:: Supplied material ::
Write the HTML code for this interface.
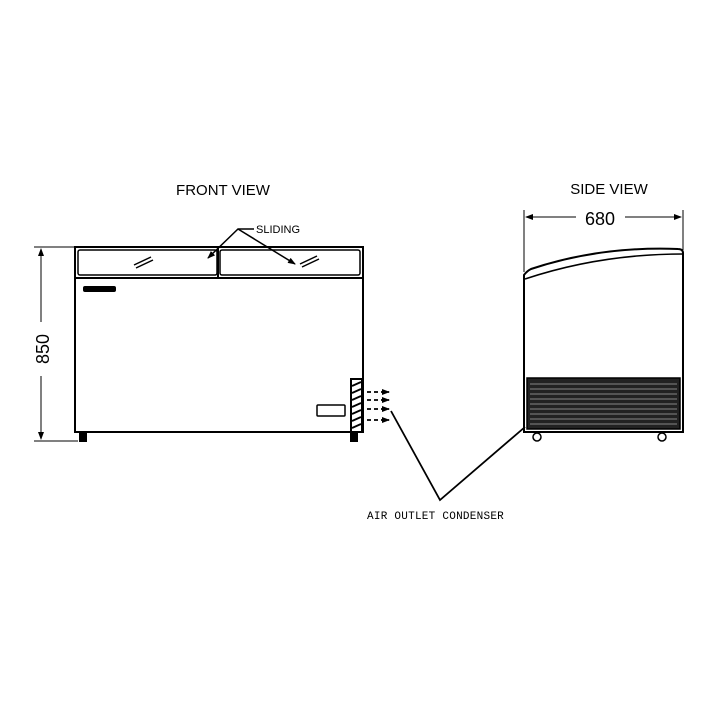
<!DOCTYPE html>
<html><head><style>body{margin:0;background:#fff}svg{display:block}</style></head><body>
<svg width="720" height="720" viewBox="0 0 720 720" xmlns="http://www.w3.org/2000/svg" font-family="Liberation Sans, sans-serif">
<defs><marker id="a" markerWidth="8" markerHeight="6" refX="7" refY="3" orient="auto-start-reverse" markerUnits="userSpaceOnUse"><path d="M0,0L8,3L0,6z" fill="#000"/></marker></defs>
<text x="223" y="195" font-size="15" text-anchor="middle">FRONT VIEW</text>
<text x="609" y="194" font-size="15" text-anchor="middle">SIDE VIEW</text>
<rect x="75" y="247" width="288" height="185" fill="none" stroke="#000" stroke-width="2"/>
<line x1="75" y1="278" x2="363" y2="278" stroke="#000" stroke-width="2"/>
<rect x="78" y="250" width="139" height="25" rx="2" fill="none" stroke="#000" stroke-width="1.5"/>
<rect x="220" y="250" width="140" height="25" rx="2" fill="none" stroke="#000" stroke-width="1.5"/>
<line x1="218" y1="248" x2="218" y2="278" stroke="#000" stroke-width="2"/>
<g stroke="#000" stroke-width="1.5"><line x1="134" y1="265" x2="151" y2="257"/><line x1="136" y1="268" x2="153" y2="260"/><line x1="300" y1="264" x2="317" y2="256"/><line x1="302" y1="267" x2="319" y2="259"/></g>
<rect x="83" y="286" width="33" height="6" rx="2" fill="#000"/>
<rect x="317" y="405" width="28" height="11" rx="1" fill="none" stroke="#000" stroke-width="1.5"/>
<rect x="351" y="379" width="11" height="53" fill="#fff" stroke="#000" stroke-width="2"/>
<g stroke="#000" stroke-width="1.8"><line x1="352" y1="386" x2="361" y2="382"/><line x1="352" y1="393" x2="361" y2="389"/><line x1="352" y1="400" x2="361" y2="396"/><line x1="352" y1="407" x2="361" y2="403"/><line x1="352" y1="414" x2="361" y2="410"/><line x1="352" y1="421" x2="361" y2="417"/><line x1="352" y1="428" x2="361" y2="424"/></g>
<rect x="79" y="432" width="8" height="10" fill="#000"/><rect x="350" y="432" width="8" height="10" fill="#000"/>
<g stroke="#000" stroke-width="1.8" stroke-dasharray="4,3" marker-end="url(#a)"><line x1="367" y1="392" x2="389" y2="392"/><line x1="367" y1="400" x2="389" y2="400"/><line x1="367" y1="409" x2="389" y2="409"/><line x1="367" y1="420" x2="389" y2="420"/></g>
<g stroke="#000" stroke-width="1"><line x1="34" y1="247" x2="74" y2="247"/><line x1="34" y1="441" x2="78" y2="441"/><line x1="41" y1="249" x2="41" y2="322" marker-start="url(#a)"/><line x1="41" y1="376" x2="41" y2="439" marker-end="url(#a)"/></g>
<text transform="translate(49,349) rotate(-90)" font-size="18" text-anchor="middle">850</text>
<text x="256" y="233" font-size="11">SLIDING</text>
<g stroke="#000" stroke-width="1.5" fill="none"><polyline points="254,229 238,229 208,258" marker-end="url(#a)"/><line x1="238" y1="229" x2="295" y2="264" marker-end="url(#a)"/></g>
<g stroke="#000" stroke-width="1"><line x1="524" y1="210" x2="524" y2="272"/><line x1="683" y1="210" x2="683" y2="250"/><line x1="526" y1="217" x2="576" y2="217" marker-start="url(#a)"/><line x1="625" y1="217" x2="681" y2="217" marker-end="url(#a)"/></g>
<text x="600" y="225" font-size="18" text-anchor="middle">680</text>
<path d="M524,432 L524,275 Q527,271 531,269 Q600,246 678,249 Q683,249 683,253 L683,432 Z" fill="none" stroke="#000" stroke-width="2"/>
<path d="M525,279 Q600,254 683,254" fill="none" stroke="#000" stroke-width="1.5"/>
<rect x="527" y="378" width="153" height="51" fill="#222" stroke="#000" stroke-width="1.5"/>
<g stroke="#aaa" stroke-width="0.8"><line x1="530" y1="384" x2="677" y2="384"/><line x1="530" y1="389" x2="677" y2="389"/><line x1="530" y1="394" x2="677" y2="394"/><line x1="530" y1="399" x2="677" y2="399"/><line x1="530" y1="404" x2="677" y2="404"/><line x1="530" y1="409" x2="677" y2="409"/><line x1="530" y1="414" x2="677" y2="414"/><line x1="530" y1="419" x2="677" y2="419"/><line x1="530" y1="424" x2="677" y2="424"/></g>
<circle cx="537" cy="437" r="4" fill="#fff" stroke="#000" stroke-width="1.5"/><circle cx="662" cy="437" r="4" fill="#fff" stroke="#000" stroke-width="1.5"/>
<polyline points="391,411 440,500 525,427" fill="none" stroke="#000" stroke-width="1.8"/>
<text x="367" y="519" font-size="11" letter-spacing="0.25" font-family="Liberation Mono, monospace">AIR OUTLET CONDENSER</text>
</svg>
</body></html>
:::
:: Supplied material ::
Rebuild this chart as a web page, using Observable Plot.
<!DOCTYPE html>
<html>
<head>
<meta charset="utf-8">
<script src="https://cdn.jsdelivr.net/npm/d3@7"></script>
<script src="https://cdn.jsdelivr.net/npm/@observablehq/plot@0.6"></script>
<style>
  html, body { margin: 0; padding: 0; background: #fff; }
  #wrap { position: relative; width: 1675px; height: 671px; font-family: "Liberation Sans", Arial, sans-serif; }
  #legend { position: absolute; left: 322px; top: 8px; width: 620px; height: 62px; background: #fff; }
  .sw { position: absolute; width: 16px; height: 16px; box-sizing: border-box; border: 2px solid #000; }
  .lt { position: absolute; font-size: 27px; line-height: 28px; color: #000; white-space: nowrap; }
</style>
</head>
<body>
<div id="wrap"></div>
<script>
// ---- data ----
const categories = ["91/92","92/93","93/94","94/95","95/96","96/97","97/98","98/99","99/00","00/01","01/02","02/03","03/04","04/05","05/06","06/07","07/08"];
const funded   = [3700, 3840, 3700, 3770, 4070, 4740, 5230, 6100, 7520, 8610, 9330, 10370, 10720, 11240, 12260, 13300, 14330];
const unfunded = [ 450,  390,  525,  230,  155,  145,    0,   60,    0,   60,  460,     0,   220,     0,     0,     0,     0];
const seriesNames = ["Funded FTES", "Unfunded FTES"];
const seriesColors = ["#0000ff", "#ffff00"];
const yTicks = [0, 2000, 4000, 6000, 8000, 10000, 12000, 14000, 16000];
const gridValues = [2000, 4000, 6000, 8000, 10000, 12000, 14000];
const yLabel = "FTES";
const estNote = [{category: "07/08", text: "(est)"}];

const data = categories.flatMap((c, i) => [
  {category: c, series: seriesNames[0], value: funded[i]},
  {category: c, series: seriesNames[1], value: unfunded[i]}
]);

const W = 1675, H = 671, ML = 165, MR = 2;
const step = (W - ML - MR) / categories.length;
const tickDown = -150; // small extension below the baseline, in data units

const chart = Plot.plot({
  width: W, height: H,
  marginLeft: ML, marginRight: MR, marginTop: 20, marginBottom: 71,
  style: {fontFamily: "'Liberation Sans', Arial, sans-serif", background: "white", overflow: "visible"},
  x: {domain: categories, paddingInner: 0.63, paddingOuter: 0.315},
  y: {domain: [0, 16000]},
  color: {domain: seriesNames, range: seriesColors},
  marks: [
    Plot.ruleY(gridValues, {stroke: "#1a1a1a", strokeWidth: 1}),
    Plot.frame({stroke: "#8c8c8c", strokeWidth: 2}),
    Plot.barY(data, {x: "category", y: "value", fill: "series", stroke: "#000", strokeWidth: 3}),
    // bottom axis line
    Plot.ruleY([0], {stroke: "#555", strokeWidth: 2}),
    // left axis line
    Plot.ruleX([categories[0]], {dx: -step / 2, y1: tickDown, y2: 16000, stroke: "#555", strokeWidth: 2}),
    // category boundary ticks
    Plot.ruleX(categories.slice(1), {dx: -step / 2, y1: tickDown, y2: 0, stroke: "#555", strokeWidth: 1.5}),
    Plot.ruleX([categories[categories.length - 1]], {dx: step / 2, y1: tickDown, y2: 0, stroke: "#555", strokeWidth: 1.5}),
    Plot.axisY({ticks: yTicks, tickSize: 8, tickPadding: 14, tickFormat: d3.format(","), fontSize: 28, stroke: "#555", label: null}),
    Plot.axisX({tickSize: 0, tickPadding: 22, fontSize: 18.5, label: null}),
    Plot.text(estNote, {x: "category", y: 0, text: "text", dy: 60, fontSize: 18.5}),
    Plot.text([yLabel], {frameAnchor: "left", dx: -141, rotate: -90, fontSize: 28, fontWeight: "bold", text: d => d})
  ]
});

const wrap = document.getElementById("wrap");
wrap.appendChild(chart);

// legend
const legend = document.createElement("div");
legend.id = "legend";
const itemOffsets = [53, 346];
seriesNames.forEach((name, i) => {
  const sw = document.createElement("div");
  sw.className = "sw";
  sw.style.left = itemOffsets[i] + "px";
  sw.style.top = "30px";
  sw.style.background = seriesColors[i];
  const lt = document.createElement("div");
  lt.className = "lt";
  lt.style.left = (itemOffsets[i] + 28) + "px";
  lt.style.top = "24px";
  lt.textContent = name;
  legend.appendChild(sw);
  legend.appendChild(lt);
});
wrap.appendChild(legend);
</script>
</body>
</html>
:::
:: Supplied material ::
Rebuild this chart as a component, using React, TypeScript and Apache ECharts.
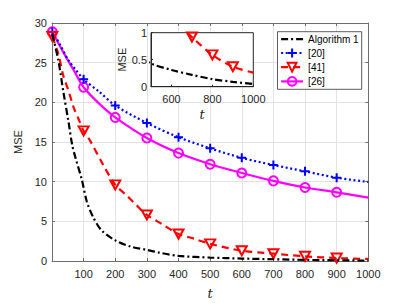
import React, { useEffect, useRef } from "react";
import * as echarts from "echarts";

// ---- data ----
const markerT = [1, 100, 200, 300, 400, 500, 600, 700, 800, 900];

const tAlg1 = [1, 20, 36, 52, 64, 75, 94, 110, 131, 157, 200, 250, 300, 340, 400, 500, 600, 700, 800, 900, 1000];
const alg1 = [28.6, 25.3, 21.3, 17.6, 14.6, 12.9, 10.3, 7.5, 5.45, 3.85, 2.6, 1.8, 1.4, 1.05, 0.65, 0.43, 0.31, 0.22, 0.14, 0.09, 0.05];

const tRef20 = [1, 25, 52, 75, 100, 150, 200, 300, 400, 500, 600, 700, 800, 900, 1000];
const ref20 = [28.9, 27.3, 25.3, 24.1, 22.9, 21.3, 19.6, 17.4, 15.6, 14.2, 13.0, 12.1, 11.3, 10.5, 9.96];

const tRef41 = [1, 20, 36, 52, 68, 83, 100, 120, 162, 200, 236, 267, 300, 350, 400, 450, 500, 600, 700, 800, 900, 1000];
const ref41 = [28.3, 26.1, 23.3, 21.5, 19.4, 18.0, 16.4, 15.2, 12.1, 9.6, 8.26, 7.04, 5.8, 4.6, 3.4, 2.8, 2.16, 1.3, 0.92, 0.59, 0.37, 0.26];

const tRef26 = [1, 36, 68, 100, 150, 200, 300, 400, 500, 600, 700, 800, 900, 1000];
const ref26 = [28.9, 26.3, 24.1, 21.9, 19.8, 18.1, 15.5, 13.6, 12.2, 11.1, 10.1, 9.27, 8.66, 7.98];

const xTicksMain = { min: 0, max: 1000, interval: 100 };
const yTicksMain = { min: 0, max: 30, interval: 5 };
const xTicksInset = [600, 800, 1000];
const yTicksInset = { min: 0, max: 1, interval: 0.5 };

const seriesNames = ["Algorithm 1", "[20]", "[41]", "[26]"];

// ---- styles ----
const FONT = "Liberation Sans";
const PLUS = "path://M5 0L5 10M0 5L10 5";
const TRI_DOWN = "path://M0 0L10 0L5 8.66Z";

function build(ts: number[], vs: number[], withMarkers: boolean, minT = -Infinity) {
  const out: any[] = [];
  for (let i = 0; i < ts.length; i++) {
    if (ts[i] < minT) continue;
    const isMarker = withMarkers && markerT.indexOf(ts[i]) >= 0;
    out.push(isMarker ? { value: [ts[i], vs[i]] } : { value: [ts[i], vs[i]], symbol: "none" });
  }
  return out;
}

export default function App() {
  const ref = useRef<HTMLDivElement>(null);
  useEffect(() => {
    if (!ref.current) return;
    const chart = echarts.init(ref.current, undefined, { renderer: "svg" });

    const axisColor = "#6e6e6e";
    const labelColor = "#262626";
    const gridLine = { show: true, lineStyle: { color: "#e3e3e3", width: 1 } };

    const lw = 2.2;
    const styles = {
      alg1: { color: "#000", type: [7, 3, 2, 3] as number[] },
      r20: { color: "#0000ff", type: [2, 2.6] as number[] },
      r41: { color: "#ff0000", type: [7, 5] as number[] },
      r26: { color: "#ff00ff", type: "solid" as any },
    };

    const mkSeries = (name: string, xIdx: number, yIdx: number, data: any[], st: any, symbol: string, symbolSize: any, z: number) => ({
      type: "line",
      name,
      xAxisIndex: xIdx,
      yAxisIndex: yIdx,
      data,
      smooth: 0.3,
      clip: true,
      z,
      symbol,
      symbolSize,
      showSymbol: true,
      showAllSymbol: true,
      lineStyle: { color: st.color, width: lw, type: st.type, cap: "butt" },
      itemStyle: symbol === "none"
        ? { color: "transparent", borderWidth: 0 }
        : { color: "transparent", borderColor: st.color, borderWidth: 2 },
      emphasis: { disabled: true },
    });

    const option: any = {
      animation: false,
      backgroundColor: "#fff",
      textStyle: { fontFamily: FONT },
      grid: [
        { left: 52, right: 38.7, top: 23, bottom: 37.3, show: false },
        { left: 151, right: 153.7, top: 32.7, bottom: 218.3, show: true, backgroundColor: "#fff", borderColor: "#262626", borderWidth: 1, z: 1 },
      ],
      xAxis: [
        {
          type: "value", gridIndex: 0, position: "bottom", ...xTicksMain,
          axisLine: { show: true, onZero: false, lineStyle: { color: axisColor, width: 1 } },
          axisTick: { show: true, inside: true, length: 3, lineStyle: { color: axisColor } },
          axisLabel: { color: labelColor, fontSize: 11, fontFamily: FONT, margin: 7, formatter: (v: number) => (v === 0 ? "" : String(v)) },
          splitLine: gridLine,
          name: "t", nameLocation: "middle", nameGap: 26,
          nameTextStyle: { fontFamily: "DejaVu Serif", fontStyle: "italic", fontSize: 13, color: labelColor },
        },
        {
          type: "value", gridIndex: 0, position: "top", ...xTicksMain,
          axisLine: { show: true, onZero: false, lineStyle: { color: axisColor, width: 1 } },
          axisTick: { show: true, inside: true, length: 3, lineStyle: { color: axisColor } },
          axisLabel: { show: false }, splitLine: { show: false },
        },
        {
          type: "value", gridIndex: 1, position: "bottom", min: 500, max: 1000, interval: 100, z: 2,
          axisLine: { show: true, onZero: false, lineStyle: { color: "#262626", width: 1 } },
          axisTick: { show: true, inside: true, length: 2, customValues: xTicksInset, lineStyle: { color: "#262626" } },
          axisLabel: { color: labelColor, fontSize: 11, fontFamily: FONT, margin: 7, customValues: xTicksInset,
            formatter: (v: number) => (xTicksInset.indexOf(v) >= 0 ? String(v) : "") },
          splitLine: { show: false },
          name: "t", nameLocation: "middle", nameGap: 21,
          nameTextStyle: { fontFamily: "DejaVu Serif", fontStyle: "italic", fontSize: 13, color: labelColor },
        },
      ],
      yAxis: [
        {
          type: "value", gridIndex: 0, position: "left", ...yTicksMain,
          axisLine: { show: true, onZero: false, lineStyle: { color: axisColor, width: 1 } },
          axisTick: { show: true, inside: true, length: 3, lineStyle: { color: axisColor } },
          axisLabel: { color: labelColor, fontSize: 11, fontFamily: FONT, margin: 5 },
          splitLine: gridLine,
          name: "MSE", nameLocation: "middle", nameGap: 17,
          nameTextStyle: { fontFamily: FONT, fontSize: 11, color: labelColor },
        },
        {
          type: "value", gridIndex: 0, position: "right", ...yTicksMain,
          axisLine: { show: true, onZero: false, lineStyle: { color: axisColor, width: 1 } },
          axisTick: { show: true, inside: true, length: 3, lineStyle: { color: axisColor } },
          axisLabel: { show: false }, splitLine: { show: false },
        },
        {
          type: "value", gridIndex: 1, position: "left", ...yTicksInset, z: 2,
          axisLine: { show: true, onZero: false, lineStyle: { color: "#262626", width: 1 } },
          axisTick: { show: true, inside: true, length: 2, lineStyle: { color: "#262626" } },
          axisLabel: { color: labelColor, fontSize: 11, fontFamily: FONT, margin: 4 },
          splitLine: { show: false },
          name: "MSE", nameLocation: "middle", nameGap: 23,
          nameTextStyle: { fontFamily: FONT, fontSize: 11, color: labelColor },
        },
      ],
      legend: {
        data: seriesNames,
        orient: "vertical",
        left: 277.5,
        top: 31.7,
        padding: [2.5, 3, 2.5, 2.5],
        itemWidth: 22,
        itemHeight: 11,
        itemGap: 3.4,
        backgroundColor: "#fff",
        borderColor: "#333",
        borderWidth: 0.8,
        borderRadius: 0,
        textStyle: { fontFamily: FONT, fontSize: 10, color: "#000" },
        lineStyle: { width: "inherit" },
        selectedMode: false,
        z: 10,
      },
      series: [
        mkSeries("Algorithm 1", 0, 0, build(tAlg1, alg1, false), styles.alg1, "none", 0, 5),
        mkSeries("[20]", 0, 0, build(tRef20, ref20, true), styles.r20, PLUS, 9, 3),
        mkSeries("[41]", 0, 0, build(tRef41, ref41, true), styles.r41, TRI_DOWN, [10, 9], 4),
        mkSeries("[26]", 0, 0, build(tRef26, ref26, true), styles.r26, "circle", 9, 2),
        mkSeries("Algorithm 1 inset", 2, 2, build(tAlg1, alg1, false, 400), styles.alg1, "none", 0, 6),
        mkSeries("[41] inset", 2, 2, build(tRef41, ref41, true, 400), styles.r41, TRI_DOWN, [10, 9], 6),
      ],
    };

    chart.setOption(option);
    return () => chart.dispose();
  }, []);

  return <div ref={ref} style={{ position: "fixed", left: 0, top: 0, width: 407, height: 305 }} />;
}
:::
▸ What to produce
Copy out each line of the listing that holds "using".

▸ Complete response
Rebuild this chart as a web page, using Observable Plot.
Rebuild this chart as a component, using React, TypeScript and Apache ECharts.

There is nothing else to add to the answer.